7. Ceza Dairesi Esas No: 2016/21406 Karar No: 2019/39263 Karar Tarihi: 23.12.2019
5607 sayılı Kanuna muhalefet - Yargıtay 7. Ceza Dairesi 2016/21406 Esas 2019/39263 Karar Sayılı İlamı
Özet:
Yerel mahkeme, sanık hakkında 5607 sayılı Yasaya muhalefet suçundan hüküm verdi. Ancak, mahkeme hükmün açıklanmasının geri bırakılmasına karar verdi. Bu karar Tütün ve Alkol Piyasası Düzenleme Kurumu'na henüz tebliğ edilmeden kesinleştirildi. Daha sonra, sanık kaçakçılık suçu işlediği için önceki hükmün açıklanmasına karar verildi. Ancak, 13.09.2011 tarihinde hükmün açıklanmasının geri bırakılmasına ilişkin karar henüz kesinleşmediği için, 8 yıllık zamanaşımı süresi dolmuştu.
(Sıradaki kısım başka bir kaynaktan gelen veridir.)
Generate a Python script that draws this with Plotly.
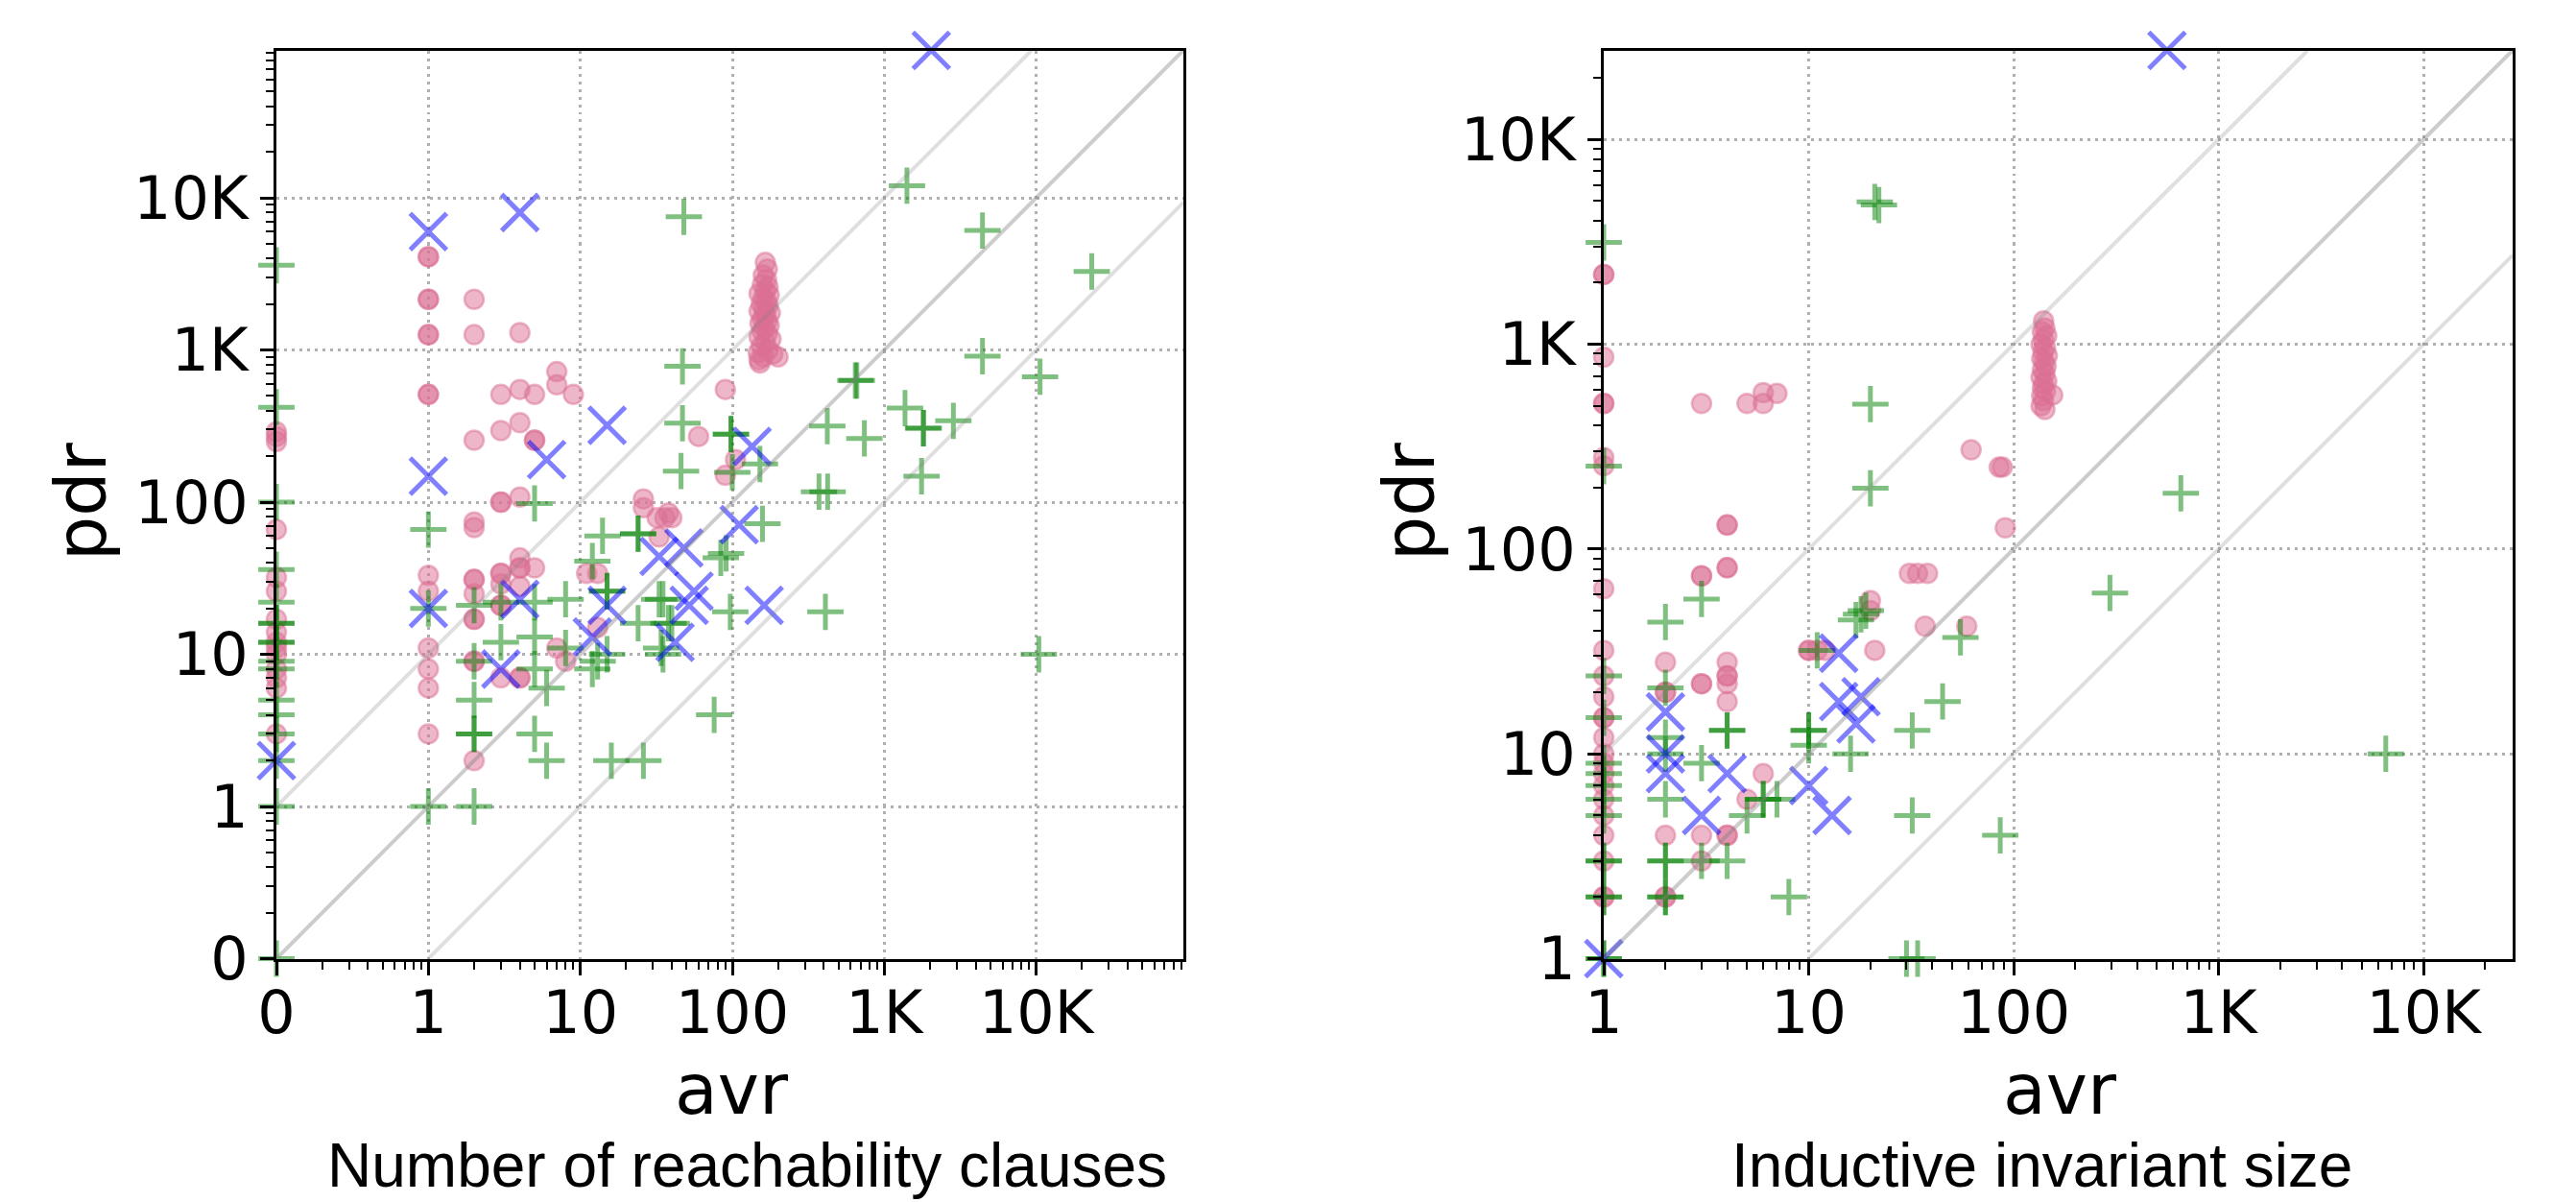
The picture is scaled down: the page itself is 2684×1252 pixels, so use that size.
import math
import plotly.graph_objects as go

# ---------------- data ----------------
# Left panel: Number of reachability clauses (avr on x, pdr on y); 0 is shown on a symlog-like axis
left_pink_x = [0]*15 + [1]*14 + [2]*13 + [3]*10 + [4]*10 + [5]*4 + [7]*3 + [8, 9, 11, 13, 13, 26, 26, 32, 36, 40, 38, 33, 60, 90, 90, 105]
left_pink_y = ([290, 270, 250, 66, 32, 26, 17, 14, 12, 11, 10, 8, 7, 6, 3]
               + [4100, 4100, 2150, 2150, 1260, 1260, 510, 510, 33, 26, 11, 8, 6, 3]
               + [2150, 1260, 255, 74, 68, 31, 31, 25, 17, 17, 9, 9, 2]
               + [510, 295, 100, 100, 34, 34, 29, 21, 21, 7]
               + [1300, 550, 333, 108, 43, 37, 37, 28, 7, 7]
               + [510, 255, 255, 37]
               + [720, 590, 11]
               + [9, 510, 34, 34, 15, 105, 92, 79, 79, 79, 85, 59, 270, 550, 150, 190])
left_cluster_x = [165, 170, 160, 168, 158, 172, 165, 150, 175, 160, 168, 155, 172, 162, 150, 178, 165, 158,
                  170, 152, 175, 163, 157, 170, 150, 180, 165, 155, 172, 148, 185, 160, 150, 200, 152]
left_cluster_y = [3760, 3400, 3100, 2900, 2700, 2600, 2450, 2350, 2300, 2200, 2100, 2000, 1950, 1850, 1800,
                  1750, 1700, 1600, 1550, 1500, 1450, 1400, 1330, 1280, 1220, 1180, 1120, 1060, 1000, 960,
                  940, 900, 860, 900, 820]

left_green_x = ([0]*17 + [1, 1, 1] + [2]*6 + [3, 3] + [5]*5 + [6, 6] + [8, 8]
                + [12, 12, 13, 15, 15, 15, 14, 24, 24, 24, 40, 34, 33, 35, 38, 35, 16, 26, 76, 84, 91, 97,
                   47, 47, 46, 48, 98, 98, 152, 100, 158, 410, 10400, 422, 740, 645, 660, 1370, 1800, 1820,
                   2850, 4430, 10600, 1760, 372, 424, 1410, 4430, 23200])
left_green_y = ([3600, 420, 100, 36, 22, 16, 16, 12, 12, 9, 8, 5, 4, 3, 2, 1, 0]
                + [66, 20, 1] + [21, 9, 5, 3, 3, 1] + [22, 12] + [98, 22, 13, 8, 3] + [6, 2] + [23, 11]
                + [41, 8, 9, 10, 26, 26, 60, 62, 62, 16, 16, 11, 23, 10, 16, 23, 2, 2, 4, 43, 46, 19,
                   780, 330, 160, 7500, 280, 280, 178, 157, 72, 19, 10, 316, 262, 630, 630, 415, 306, 306,
                   342, 910, 667, 148, 117, 117, 12000, 6100, 3280])

left_blue_x = [0, 1, 1, 1, 4, 6, 15, 4, 3, 15, 12, 33, 48, 56, 52, 42, 135, 111, 162, 2040]
left_blue_y = [2, 148, 6000, 20, 8000, 190, 320, 23, 8, 21, 13, 44, 50, 26, 21, 12, 232, 71, 21, 93000]

# Right panel: Inductive invariant size (avr on x, pdr on y)
right_pink_x = [1]*24 + [2]*6 + [3]*7 + [4]*11 + [5, 5, 6, 6, 6, 7, 10, 10, 11, 12, 20, 20, 21, 31, 34, 38, 37, 59, 62, 85, 88, 91]
right_pink_y = ([2190, 2190, 865, 514, 514, 280, 255, 64, 32, 24, 19, 15, 15, 12, 10, 9, 8, 7, 6, 5, 4, 3, 2, 2]
                + [28, 20, 20, 4, 2, 2]
                + [514, 74, 74, 22, 22, 4, 3]
                + [131, 131, 81, 81, 28, 24, 24, 22, 18, 4, 4]
                + [514, 6, 514, 580, 8, 575, 32, 32, 32, 32, 56, 50, 32, 76, 76, 76, 42, 42, 305, 251, 251, 127])
right_cluster_x = [140, 142, 138, 145, 140, 136, 143, 139, 146, 137, 141, 144, 138, 142, 136, 145, 140, 138,
                   143, 137, 155, 140, 136, 142]
right_cluster_y = [1300, 1200, 1150, 1100, 1050, 1000, 960, 920, 880, 850, 820, 780, 750, 720, 690, 660, 640,
                   610, 590, 560, 565, 530, 500, 480]

right_green_x = ([1]*15 + [2]*9 + [3]*3 + [4]*3
                 + [5, 6, 6, 7, 8, 10, 10, 10, 11, 16, 17, 18, 19, 20, 20, 21, 22, 32, 32, 45, 55, 86, 295, 654,
                    6540, 30, 34])
right_green_y = ([3140, 254, 24, 15, 9, 8, 7, 6, 5, 3, 3, 2, 2, 1, 1]
                 + [44, 21, 12, 10, 6, 3, 3, 2, 2] + [57, 9, 3] + [13, 13, 3]
                 + [5, 6, 6, 6, 2, 13, 13, 11, 32, 10, 45, 48, 50, 510, 198, 4950, 4780, 13, 5, 18, 37, 4, 61, 187,
                    10, 1, 1])

right_blue_x = [1, 2, 2, 2, 3, 4, 10, 13, 14, 14, 18, 17, 560]
right_blue_y = [1, 16, 10, 8, 5, 8, 7, 5, 31, 18, 19, 14, 27200]

left_tick_vals = [0, 1, 10, 100, 1000, 10000]
left_tick_text = ["0", "1", "10", "100", "1K", "10K"]
right_tick_vals = [1, 10, 100, 1000, 10000]
right_tick_text = ["1", "10", "100", "1K", "10K"]

left_max = 93000
right_max = 27200

# ---------------- helpers ----------------
ZERO_POS = 0.1  # symlog-style display: 0 sits one decade below 1


def disp(v):
    return [ZERO_POS if a == 0 else a for a in v]


PINK = 'rgba(219,112,147,0.5)'
GREEN = 'rgba(0,128,0,0.5)'
BLUE = 'rgba(0,0,255,0.5)'

fig = go.Figure()


def add_panel(xa, ya, px, py, gx, gy, bx, by, lo, hi):
    fig.add_trace(go.Scatter(x=disp(px), y=disp(py), mode='markers', xaxis=xa, yaxis=ya, cliponaxis=False,
                             marker=dict(symbol='circle', size=20, color=PINK, line=dict(color=PINK, width=2.5)),
                             showlegend=False, hoverinfo='skip'))
    fig.add_trace(go.Scatter(x=disp(gx), y=disp(gy), mode='markers', xaxis=xa, yaxis=ya, cliponaxis=False,
                             marker=dict(symbol='cross-thin', size=27, color=GREEN, line=dict(color=GREEN, width=5)),
                             showlegend=False, hoverinfo='skip'))
    fig.add_trace(go.Scatter(x=disp(bx), y=disp(by), mode='markers', xaxis=xa, yaxis=ya, cliponaxis=False,
                             marker=dict(symbol='x-thin', size=38, color=BLUE, line=dict(color=BLUE, width=5)),
                             showlegend=False, hoverinfo='skip'))
    # reference diagonals y = x, y = 10x, y = x/10
    for k, col in [(1, 'rgba(128,128,128,0.40)'), (10, 'rgba(128,128,128,0.25)'), (0.1, 'rgba(128,128,128,0.25)')]:
        if k == 1:
            xs = [lo, hi]
        elif k > 1:
            xs = [lo, hi / k]
        else:
            xs = [lo / k, hi]
        ys = [x * k for x in xs]
        fig.add_trace(go.Scatter(x=xs, y=ys, mode='lines', xaxis=xa, yaxis=ya,
                                 line=dict(color=col, width=4), showlegend=False, hoverinfo='skip'))


add_panel('x', 'y', left_pink_x + left_cluster_x, left_pink_y + left_cluster_y,
          left_green_x, left_green_y, left_blue_x, left_blue_y, ZERO_POS, left_max)
add_panel('x2', 'y2', right_pink_x + right_cluster_x, right_pink_y + right_cluster_y,
          right_green_x, right_green_y, right_blue_x, right_blue_y, 1, right_max)

W, H = 2684, 1252


def ax(domain, rng, tv, tt, anchor, standoff=0):
    return dict(type='log', domain=domain, range=rng, anchor=anchor,
                tickmode='array', tickvals=tv, ticktext=tt,
                showline=True, linecolor='black', linewidth=3, mirror=True,
                ticks='outside', ticklen=14, tickwidth=3, tickcolor='black',
                ticklabelstandoff=standoff,
                tickfont=dict(family='DejaVu Sans', size=62, color='black'),
                showgrid=True, gridcolor='#b0b0b0', gridwidth=2.5, griddash='3px,5px',
                zeroline=False, automargin=False,
                minor=dict(ticks='outside', ticklen=8, tickwidth=2, tickcolor='black', dtick='D1',
                           showgrid=False))


ydom = [1 - 998.5 / H, 1 - 52.5 / H]
fig.update_layout(
    width=W, height=H,
    margin=dict(l=0, r=0, t=0, b=0),
    paper_bgcolor='white', plot_bgcolor='white',
    xaxis=ax([288 / W, 1233 / W], [-1, math.log10(left_max)], disp(left_tick_vals), left_tick_text, 'y', -14),
    yaxis=ax(ydom, [-1, math.log10(left_max)], disp(left_tick_vals), left_tick_text, 'x'),
    xaxis2=ax([1671 / W, 2618 / W], [0, math.log10(right_max)], right_tick_vals, right_tick_text, 'y2', -14),
    yaxis2=ax(ydom, [0, math.log10(right_max)], right_tick_vals, right_tick_text, 'x2'),
)

ann = []
for xc in (84, 1468):
    ann.append(dict(text='pdr', x=xc / W, y=1 - 522 / H, xref='paper', yref='paper', showarrow=False,
                    textangle=-90, xanchor='center', yanchor='middle',
                    font=dict(family='DejaVu Sans', size=73, color='black')))
for xc in (762, 2146):
    ann.append(dict(text='avr', x=xc / W, y=1 - 1134 / H, xref='paper', yref='paper', showarrow=False,
                    xanchor='center', yanchor='middle',
                    font=dict(family='DejaVu Sans', size=73, color='black')))
for xc, t in ((778, 'Number of reachability clauses'), (2127, 'Inductive invariant size')):
    ann.append(dict(text=t, x=xc / W, y=1 - 1214 / H, xref='paper', yref='paper', showarrow=False,
                    xanchor='center', yanchor='middle',
                    font=dict(family='Liberation Sans', size=64, color='black')))
fig.update_layout(annotations=ann)

# remove the browser's default 8px page margin so the figure fills the window exactly
fig.write_html('out.html', config={'displayModeBar': False},
               post_script="document.body.style.margin='0';")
Bu nedenle, mahkeme sanığın temyiz istemini kabul ederek hükmün düşürülmesine karar verdi. Kanun maddeleri: 5607 sayılı Kanun, 4733 sayılı Kanun, 5237 sayılı TCK, 1412 sayılı CMUK (317. madde ve 321. madde), TCK'nun 54/4 ve 66/1-e ve 66/2. maddeleri.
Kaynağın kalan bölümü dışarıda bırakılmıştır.